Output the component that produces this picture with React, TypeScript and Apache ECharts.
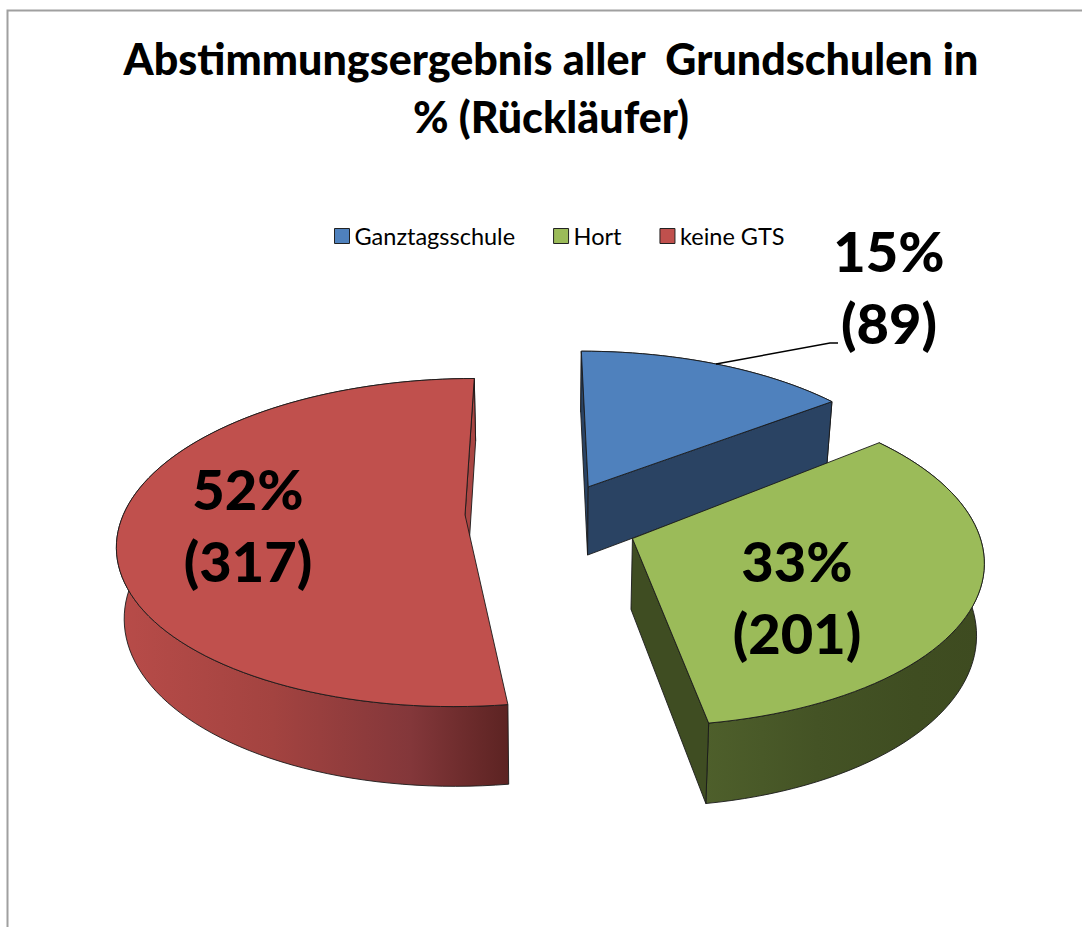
import React, { useEffect, useRef } from "react";
import * as echarts from "echarts";

const titleLines = ["Abstimmungsergebnis aller  Grundschulen in", "% (Rückläufer)"];
const categories = ["Ganztagsschule", "Hort", "keine GTS"];
const counts = [89, 201, 317];
const topColors = ["#4f81bd", "#9bbb59", "#c0504d"];
const wallColors = ["#2a4363", "#3f4d22", "#a94643"];
const outerStops: [string, string, string, string][] = [
  ["#2a4363", "#2a4363", "#2a4363", "#2a4363"],
  ["#4e5f2b", "#445325", "#3f4d21", "#3e4b20"],
  ["#b84c49", "#a34340", "#83373a", "#5c2322"],
];
const drawOrder = [0, 2, 1];

const FONT = "Lato, Carlito, 'Open Sans', sans-serif";
const START = 0;
const CX = 552, CY = 527, RX = 344, RY = 161, P = 0.12, H = 70, Q = 0.018, EXPLODE = 0.25;
const sliceNudge = [[-4, -4], [0, -4], [-1, -7]];
const tipNudge = [[3, -1], [0, 0], [0, -8]];
const sliceTurn = [0, -1.5, 0];
const total = counts.reduce((a, b) => a + b, 0);

const toRad = (d: number) => (d * Math.PI) / 180;
function project(u: number, v: number, z: number): [number, number] {
  const s = 1 / (1 - P * v);
  const k = 1 - Q * z;
  return [CX + RX * u * s * k, CY + (RY * v + H * z) * s];
}
const pathOf = (pts: [number, number][]) =>
  "M" + pts.map((p) => p[0].toFixed(2) + " " + p[1].toFixed(2)).join("L") + "Z";
const area = (p: [number, number][]) =>
  p.reduce((sum, q, i) => {
    const r = p[(i + 1) % p.length];
    return sum + q[0] * r[1] - r[0] * q[1];
  }, 0);

function sliceAngles(i: number): [number, number] {
  let a = START;
  for (let k = 0; k < i; k++) a += (counts[k] / total) * 360;
  return [a, a + (counts[i] / total) * 360];
}

const edge = { stroke: "#1a1a1a", lineWidth: 0.9, lineJoin: "round" };

function labelTexts(i: number, x: number, y: number) {
  const pct = Math.round((counts[i] / total) * 100) + "%";
  return [pct, "(" + counts[i] + ")"].map((t, k) => ({
    type: "text",
    z2: 50,
    style: {
      text: t, x, y: y + k * 72, fill: "#000",
      font: "900 56px " + FONT, textAlign: "center", textVerticalAlign: "middle",
    },
  }));
}
const labelPos = [[889, 250], [797, 560], [248, 488]];

function renderSlice(i: number) {
  return () => {
    const [base0, base1] = sliceAngles(i);
    const mid = toRad((base0 + base1) / 2);
    const a0 = base0 + sliceTurn[i], a1 = base1 + sliceTurn[i];
    const ou = EXPLODE * Math.sin(mid), ov = -EXPLODE * Math.cos(mid);
    const [nx, ny] = sliceNudge[i];
    const [tx, ty] = tipNudge[i];
    const at = (u: number, v: number, z: number): [number, number] => {
      const p = project(u, v, z);
      return [p[0] + nx, p[1] + ny];
    };
    const top: [number, number][] = [];
    const bot: [number, number][] = [];
    const n = Math.ceil((a1 - a0) / 2);
    for (let j = 0; j <= n; j++) {
      const a = toRad(a0 + ((a1 - a0) * j) / n);
      const u = ou + Math.sin(a), v = ov - Math.cos(a);
      top.push(at(u, v, 0));
      bot.push(at(u, v, 1));
    }
    const t0 = at(ou, ov, 0), b0 = at(ou, ov, 1);
    const tipT: [number, number] = [t0[0] + tx, t0[1] + ty];
    const tipB: [number, number] = [b0[0] + tx, b0[1] + ty];
    const wall = { fill: wallColors[i], ...edge };
    const s = outerStops[i];
    const wallStart: [number, number][] = [tipT, top[0], bot[0], tipB];
    const wallEnd: [number, number][] = [tipT, top[n], bot[n], tipB];
    const children: any[] = [
      {
        type: "path",
        shape: { pathData: pathOf([...top, ...bot.slice().reverse()]) },
        style: {
          ...edge,
          fill: new echarts.graphic.LinearGradient(0, 0, 1, 0, [
            { offset: 0, color: s[0] }, { offset: 0.4, color: s[1] },
            { offset: 0.75, color: s[2] }, { offset: 1, color: s[3] },
          ]),
        },
      },
    ];
    if (area(wallStart) < 0) children.push({ type: "path", shape: { pathData: pathOf(wallStart) }, style: wall });
    if (area(wallEnd) > 0) children.push({ type: "path", shape: { pathData: pathOf(wallEnd) }, style: wall });
    children.push(
      { type: "path", shape: { pathData: pathOf([tipT, ...top]) }, style: { fill: topColors[i], ...edge } },
      ...labelTexts(i, labelPos[i][0], labelPos[i][1]),
    );
    if (i === 0) {
      children.push({
        type: "polyline",
        shape: { points: [[716, 364], [830, 343], [838, 343]] },
        style: { stroke: "#000", lineWidth: 1.5, fill: "none" },
        z2: 40,
      });
    }
    return { type: "group", children };
  };
}

export default function App() {
  const ref = useRef<HTMLDivElement>(null);
  useEffect(() => {
    document.body.style.margin = "0";
    const chart = echarts.init(ref.current!, undefined, { renderer: "svg" });
    chart.setOption({
      animation: false,
      backgroundColor: "#fff",
      title: {
        text: titleLines.join("\n"),
        left: 546, top: 24, textAlign: "center",
        textStyle: { fontFamily: FONT, fontWeight: 900, fontSize: 43, lineHeight: 58, color: "#000" },
      },
      legend: {
        left: 329, top: 219, itemWidth: 15, itemHeight: 15, itemGap: 38, icon: "rect",
        selectedMode: false,
        data: categories,
        itemStyle: { borderColor: "#222", borderWidth: 1 },
        textStyle: { fontFamily: FONT, fontSize: 23.5, color: "#000" },
      },
      graphic: [{
        type: "polyline", silent: true,
        shape: { points: [[7.5, 927], [7.5, 10.5], [1082, 10.5]] },
        style: { stroke: "#a0a0a0", lineWidth: 2, fill: "none" },
      }],
      series: drawOrder.map((i, order) => ({
        type: "custom", name: categories[i], coordinateSystem: "none", silent: true,
        z: 2 + order,
        itemStyle: { color: topColors[i] },
        data: [[counts[i]]],
        renderItem: renderSlice(i),
      })),
    });
    return () => chart.dispose();
  }, []);
  return <div ref={ref} style={{ position: "absolute", left: 0, top: 0, width: 1082, height: 927 }} />;
}
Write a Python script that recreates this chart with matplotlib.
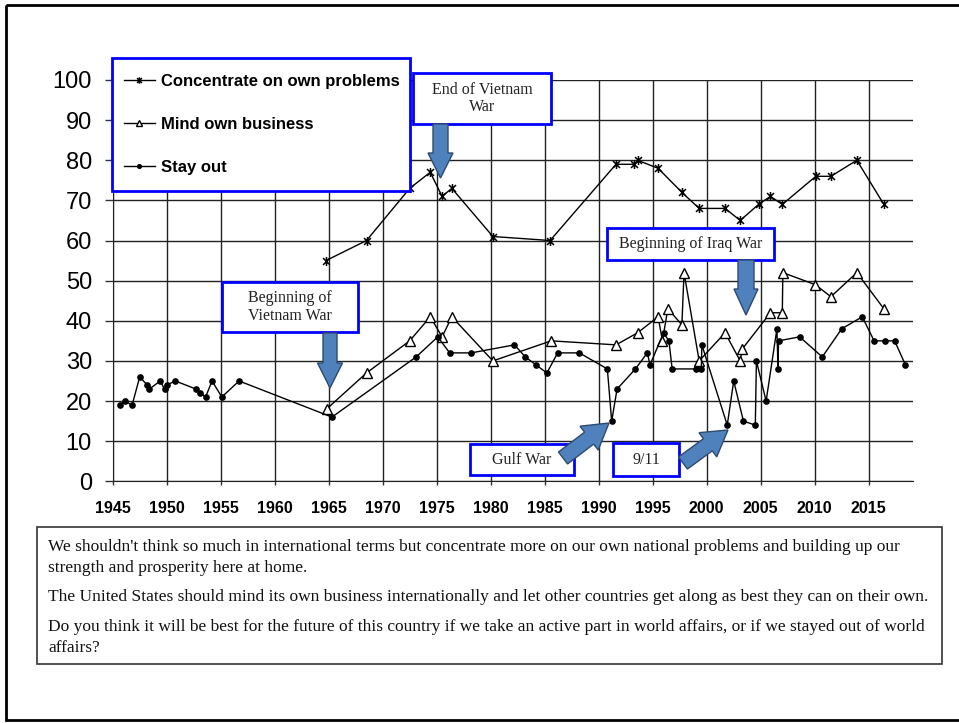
import matplotlib
matplotlib.use("Agg")
import matplotlib.pyplot as plt
import matplotlib.patches as mpatches
from matplotlib.path import Path

# ---- data ----
stay_years = [1945.7, 1946.1, 1946.8, 1947.5, 1948.2, 1948.4, 1949.4, 1949.8, 1950.0,
              1950.8, 1952.7, 1953.1, 1953.6, 1954.2, 1955.1, 1956.7, 1965.3, 1973.1,
              1975.1, 1976.2, 1978.2, 1982.2, 1983.2, 1984.2, 1985.2, 1986.2, 1988.2,
              1990.8, 1991.2, 1991.7, 1993.4, 1994.5, 1994.75, 1996.0, 1996.5, 1996.8,
              1999.0, 1999.5, 1999.55, 2001.9, 2002.5, 2003.4, 2004.5, 2004.6, 2005.5,
              2006.5, 2006.6, 2006.65, 2008.6, 2010.7, 2012.5, 2014.4, 2015.5, 2016.5,
              2017.4, 2018.4]
stay_vals = [19, 20, 19, 26, 24, 23, 25, 23, 24,
             25, 23, 22, 21, 25, 21, 25, 16, 31,
             36, 32, 32, 34, 31, 29, 27, 32, 32,
             28, 15, 23, 28, 32, 29, 37, 35, 28,
             28, 28, 34, 14, 25, 15, 14, 30, 20,
             38, 28, 35, 36, 31, 38, 41, 35, 35,
             35, 29]

mind_years = [1964.8, 1968.5, 1972.5, 1974.4, 1975.5, 1976.4, 1980.2, 1985.6, 1991.6,
              1993.6, 1995.5, 1995.9, 1996.4, 1997.7, 1997.9, 1999.3, 2001.7, 2003.1,
              2003.3, 2005.9, 2007.0, 2007.05, 2010.05, 2011.5, 2013.9, 2016.4]
mind_vals = [18, 27, 35, 41, 36, 41, 30, 35, 34,
             37, 41, 35, 43, 39, 52, 30, 37, 30,
             33, 42, 42, 52, 49, 46, 52, 43]

conc_years = [1964.75, 1968.5, 1972.5, 1974.4, 1975.5, 1976.4, 1980.2, 1985.5, 1991.6,
              1993.3, 1993.6, 1995.5, 1997.7, 1999.3, 2001.7, 2003.1, 2004.8, 2005.9,
              2007.0, 2010.1, 2011.5, 2013.9, 2016.4]
conc_vals = [55, 60, 73, 77, 71, 73, 61, 60, 79,
             79, 80, 78, 72, 68, 68, 65, 69, 71,
             69, 76, 76, 80, 69]

series_labels = ["Concentrate on own problems", "Mind own business", "Stay out"]
x_ticks = list(range(1945, 2020, 5))
y_ticks = list(range(0, 101, 10))

question_texts = [
    "We shouldn't think so much in international terms but concentrate more on our own national problems and building up our\nstrength and prosperity here at home.",
    "The United States should mind its own business internationally and let other countries get along as best they can on their own.",
    "Do you think it will be best for the future of this country if we take an active part in world affairs, or if we stayed out of world\naffairs?",
]

W, H = 959, 723
SANS = "Liberation Sans"
SERIF = "Liberation Serif"
ARROW_FACE = "#4F81BD"
ARROW_EDGE = "#2F4A6E"

# excel-like star marker: an x with a vertical bar
star = Path([(-1, -1), (1, 1), (-1, 1), (1, -1), (0, -1.3), (0, 1.3)],
            [Path.MOVETO, Path.LINETO, Path.MOVETO, Path.LINETO, Path.MOVETO, Path.LINETO])

fig = plt.figure(figsize=(W / 100, H / 100), dpi=100)
x0, x1 = 112.7, 913.0
y0, y1 = 481.3, 80.0
ax = fig.add_axes([x0 / W, 1 - y0 / H, (x1 - x0) / W, (y0 - y1) / H])

l_conc, = ax.plot(conc_years, conc_vals, color="black", lw=1, marker=star, ms=6.5,
                  mew=1.1, clip_on=False, label=series_labels[0])
l_mind, = ax.plot(mind_years, mind_vals, color="black", lw=1, marker="^", ms=7,
                  mfc="white", mec="black", mew=1, clip_on=False, label=series_labels[1])
l_stay, = ax.plot(stay_years, stay_vals, color="black", lw=1, marker="o", ms=3.8,
                  clip_on=False, label=series_labels[2])

ax.set_xlim(1945, 2019.1)
ax.set_ylim(0, 100)
ax.set_xticks(x_ticks)
ax.set_yticks(y_ticks)
ax.set_xticklabels([str(t) for t in x_ticks], fontfamily=SANS, fontweight="bold", fontsize=11.5)
ax.set_yticklabels([str(t) for t in y_ticks], fontfamily=SANS, fontsize=17)
ax.tick_params(axis="y", length=6, width=1, pad=9, color="#333")
ax.tick_params(axis="x", length=3, width=1, pad=11, color="#333")
ax.grid(True, color="#222", lw=1)
ax.set_axisbelow(True)
for s in ("top", "right"):
    ax.spines[s].set_visible(False)
for s in ("left", "bottom"):
    ax.spines[s].set_color("#222")

# overlay in pixel coordinates for legend frame, annotation boxes, arrows, caption box
ov = fig.add_axes([0, 0, 1, 1], zorder=5)
ov.set_xlim(0, W)
ov.set_ylim(H, 0)
ov.axis("off")
ov.patch.set_alpha(0)

ov.add_patch(mpatches.Rectangle((6, 5), W, 715, fill=False, ec="black", lw=2))

# legend: blue frame drawn by hand, entries from the real line handles
ov.add_patch(mpatches.Rectangle((112, 58), 298, 133, fc="white", ec="#0000FF", lw=2, zorder=1))
leg = ov.legend(handles=[l_conc, l_mind, l_stay], loc="upper left",
                bbox_to_anchor=(124 / W, 1 - 74 / H), bbox_transform=fig.transFigure,
                borderaxespad=0, borderpad=0, frameon=False, labelspacing=1.68,
                handlelength=1.85, handletextpad=0.35,
                prop={"family": SANS, "weight": "bold", "size": 12}, markerscale=0.7)


def note(x, y, w, h, text):
    ov.add_patch(mpatches.Rectangle((x, y), w, h, fc="white", ec="#0000FF", lw=2))
    ov.text(x + w / 2, y + h / 2, text, ha="center", va="center", fontfamily=SERIF,
            fontsize=11.5, color="#222", linespacing=1.15)


def block_arrow(x, y, dx, dy, width=15, head_width=25, head_length=25):
    ov.add_patch(mpatches.FancyArrow(x, y, dx, dy, width=width, head_width=head_width,
                                     head_length=head_length, length_includes_head=True,
                                     fc=ARROW_FACE, ec=ARROW_EDGE, lw=1))


note(413, 73, 138, 51, "End of Vietnam\nWar")
block_arrow(440.5, 124, 0, 54)
note(222, 282, 136, 50, "Beginning of\nVietnam War")
block_arrow(330, 333, 0, 55, width=14)
note(607, 228, 167, 32, "Beginning of Iraq War")
block_arrow(746, 260, 0, 55, width=16, head_width=24, head_length=26)
note(470, 444, 104, 31, "Gulf War")
block_arrow(563, 458, 46, -35, width=15, head_width=30, head_length=25)
note(613, 443, 66, 33, "9/11")
block_arrow(683, 463, 45, -33, width=15, head_width=30, head_length=25)

ov.add_patch(mpatches.Rectangle((37, 527), 905, 137, fill=False, ec="#333", lw=1.2))
para_tops = [539, 589, 619]
for top, txt in zip(para_tops, question_texts):
    ov.text(48, top, txt, ha="left", va="top", fontfamily=SERIF, fontsize=12.5,
            color="#111", linespacing=1.4)

fig.savefig("out.png", dpi=100)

=-=-=

Stated exercise:
Lines from the one with "Write a Python" through the one with "y_ticks = list(range(0, 101, 10))" are the only ones to quote. Quote them exactly and leave out pictures.

Answer to the problem:
Write a Python script that recreates this chart with matplotlib.
import matplotlib
matplotlib.use("Agg")
import matplotlib.pyplot as plt
import matplotlib.patches as mpatches
from matplotlib.path import Path

# ---- data ----
stay_years = [1945.7, 1946.1, 1946.8, 1947.5, 1948.2, 1948.4, 1949.4, 1949.8, 1950.0,
              1950.8, 1952.7, 1953.1, 1953.6, 1954.2, 1955.1, 1956.7, 1965.3, 1973.1,
              1975.1, 1976.2, 1978.2, 1982.2, 1983.2, 1984.2, 1985.2, 1986.2, 1988.2,
              1990.8, 1991.2, 1991.7, 1993.4, 1994.5, 1994.75, 1996.0, 1996.5, 1996.8,
              1999.0, 1999.5, 1999.55, 2001.9, 2002.5, 2003.4, 2004.5, 2004.6, 2005.5,
              2006.5, 2006.6, 2006.65, 2008.6, 2010.7, 2012.5, 2014.4, 2015.5, 2016.5,
              2017.4, 2018.4]
stay_vals = [19, 20, 19, 26, 24, 23, 25, 23, 24,
             25, 23, 22, 21, 25, 21, 25, 16, 31,
             36, 32, 32, 34, 31, 29, 27, 32, 32,
             28, 15, 23, 28, 32, 29, 37, 35, 28,
             28, 28, 34, 14, 25, 15, 14, 30, 20,
             38, 28, 35, 36, 31, 38, 41, 35, 35,
             35, 29]

mind_years = [1964.8, 1968.5, 1972.5, 1974.4, 1975.5, 1976.4, 1980.2, 1985.6, 1991.6,
              1993.6, 1995.5, 1995.9, 1996.4, 1997.7, 1997.9, 1999.3, 2001.7, 2003.1,
              2003.3, 2005.9, 2007.0, 2007.05, 2010.05, 2011.5, 2013.9, 2016.4]
mind_vals = [18, 27, 35, 41, 36, 41, 30, 35, 34,
             37, 41, 35, 43, 39, 52, 30, 37, 30,
             33, 42, 42, 52, 49, 46, 52, 43]

conc_years = [1964.75, 1968.5, 1972.5, 1974.4, 1975.5, 1976.4, 1980.2, 1985.5, 1991.6,
              1993.3, 1993.6, 1995.5, 1997.7, 1999.3, 2001.7, 2003.1, 2004.8, 2005.9,
              2007.0, 2010.1, 2011.5, 2013.9, 2016.4]
conc_vals = [55, 60, 73, 77, 71, 73, 61, 60, 79,
             79, 80, 78, 72, 68, 68, 65, 69, 71,
             69, 76, 76, 80, 69]

series_labels = ["Concentrate on own problems", "Mind own business", "Stay out"]
x_ticks = list(range(1945, 2020, 5))
y_ticks = list(range(0, 101, 10))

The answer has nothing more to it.